= Songs about Vladimir Putin =

Songs about Vladimir Putin may be placed into two distinct categories. Some of them praise various aspects of his personality, varying from viewing him as sex symbol to praising him as a strong leader. Others criticize Putin and protest against his rule.

==Pro Putin==
Songs of praising type started appearing as soon as Vladimir Putin took the office. An early notable example is the song Takogo, kak Putin! ("[I want] The One Like Putin") by the girl band Singing Together. It topped the Russian Music Charts in 2002.

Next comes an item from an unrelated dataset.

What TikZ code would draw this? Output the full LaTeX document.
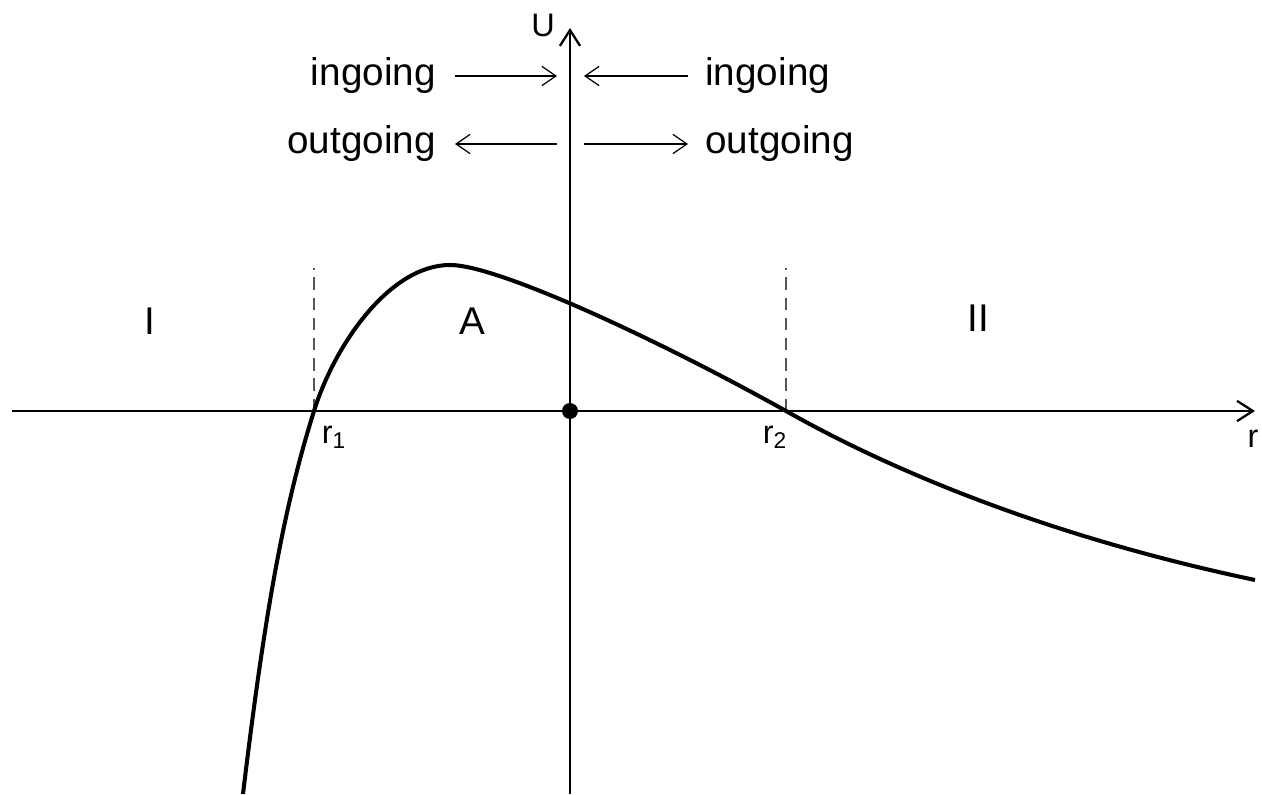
\documentclass[tikz,border=0pt]{standalone}
\usepackage{fontspec}
\setmainfont{Liberation Sans}
\usepackage{xcolor}
\usepackage{tikz}
\usetikzlibrary{arrows.meta,positioning,calc}
\definecolor{ink}{HTML}{000000}
\definecolor{guide}{HTML}{555555}
\tikzset{
    every picture/.style={line cap=butt,line join=round},
    axisline/.style={draw=ink,line width=1.4pt,
      -{Straight Barb[length=9pt,width=11.5pt,line width=1.3pt]}},
    potential/.style={draw=ink,line width=2.3pt},
    guideline/.style={draw=guide,line width=0.8pt,dash pattern=on 7pt off 4.5pt},
    flowarrow/.style={draw=ink,line width=0.7pt,
      -{Straight Barb[length=8pt,width=11pt,line width=0.7pt]}},
    flowtext/.style={inner sep=0pt,font=\fontsize{22}{26}\selectfont},
    regionlabel/.style={inner sep=0pt,font=\fontsize{22}{26}\selectfont},
    axislabel/.style={inner sep=0pt,font=\fontsize{18.5}{22}\selectfont}
}
\begin{document}
\begin{tikzpicture}
  \useasboundingbox (-11.4,-7.66) rectangle (13.84,8.22);
  % axes
  \coordinate (xstart) at (-11.16,0);
  \coordinate (xend) at (13.7,0);
  \coordinate (ystart) at (0,-7.66);
  \coordinate (yend) at (0,7.66);
  \draw[axisline] (xstart) -- (xend);
  \draw[axisline] (ystart) -- (yend);
  \node[circle,fill=ink,minimum size=0.32cm,inner sep=0pt] (origin) at (0,0) {};

  % turning points and guides
  \coordinate (r1) at (-5.12,0);
  \coordinate (r2) at (4.32,0);
  \coordinate (r1top) at (-5.12,2.86);
  \coordinate (r2top) at (4.32,2.86);
  \coordinate (peak) at (-2.4,2.92);
  \draw[guideline] (r1) -- (r1top);
  \draw[guideline] (r2) -- (r2top);

  % potential curve
  \draw[potential] (-6.54,-7.66) .. controls (-6.1,-4.0) and (-5.72,-1.91) .. (r1)
    .. controls (-4.7,1.34) and (-3.6,2.92) .. (peak)
    .. controls (-1.4,2.92) and (2.0,1.3) .. (r2)
    .. controls (6.8,-1.4) and (10,-2.6) .. (13.7,-3.38);

  % labels on the axes
  \node[axislabel] (lblr1) at (-4.72,-0.52) {r\textsubscript{1}};
  \node[axislabel] (lblr2) at (4.1,-0.52) {r\textsubscript{2}};
  \node[axislabel] (lblr) at (13.66,-0.56) {r};
  \node[axislabel] (lblU) at (-0.54,7.72) {U};

  % regions
  \node[regionlabel] (regI) at (-8.4,1.8) {I};
  \node[regionlabel] (regA) at (-1.96,1.8) {A};
  \node[regionlabel] (regII) at (8.16,1.86) {II};

  % ingoing / outgoing
  \node[flowtext,anchor=east] (inL) at (-2.68,6.7) {ingoing};
  \node[flowtext,anchor=west] (inR) at (2.7,6.7) {ingoing};
  \node[flowtext,anchor=east] (outL) at (-2.68,5.34) {outgoing};
  \node[flowtext,anchor=west] (outR) at (2.7,5.34) {outgoing};
  \coordinate (inLtip) at (-0.26,6.7);
  \coordinate (inRtip) at (0.28,6.7);
  \coordinate (outLend) at (-0.26,5.34);
  \coordinate (outRend) at (0.28,5.34);
  \draw[flowarrow,shorten <=0.38cm] (inL) -- (inLtip);
  \draw[flowarrow,shorten <=0.34cm] (inR) -- (inRtip);
  \draw[flowarrow,shorten >=0.38cm] (outLend) -- (outL);
  \draw[flowarrow,shorten >=0.34cm] (outRend) -- (outR);
\end{tikzpicture}
\end{document}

In 2017 a jingoistic song Uncle Vova, we are with you gained a notoriety when a video was popularized in which Anna Kuvychko, then assistant to a State Duma deputy, performed this song with the schoolchildren in military-style uniforms of the cadet class of Volgograd school no. 44

==Contra Putin==
- 2009: We Don't Wanna Put In, a song submitted for a contest to represent Georgia in the Eurovision Song Contest 2009
- 2011: К нам в Холуёво приезжает Путин (K nam v Kholuyovo priyezzhayet Putin, ) by Andrey Makarevich
- In 2012 Russian rock band Rabfak released an ironic song Our Nuthouse Is Voting for Putin (Наш дурдом голосует за Путина, Nash durdom golosuet za Putina). Its line "Why today is yesterday and not tomorrow?" (Pochemu vmesto zavtra segodnia vchera?) was taken by Eliot Borenstein as an epigraph of his study about Soviet nostalgia, Unstuck in Time: On the Post-Soviet Uncanny
- 2013: Evil Heart by Russian rock band Elisium.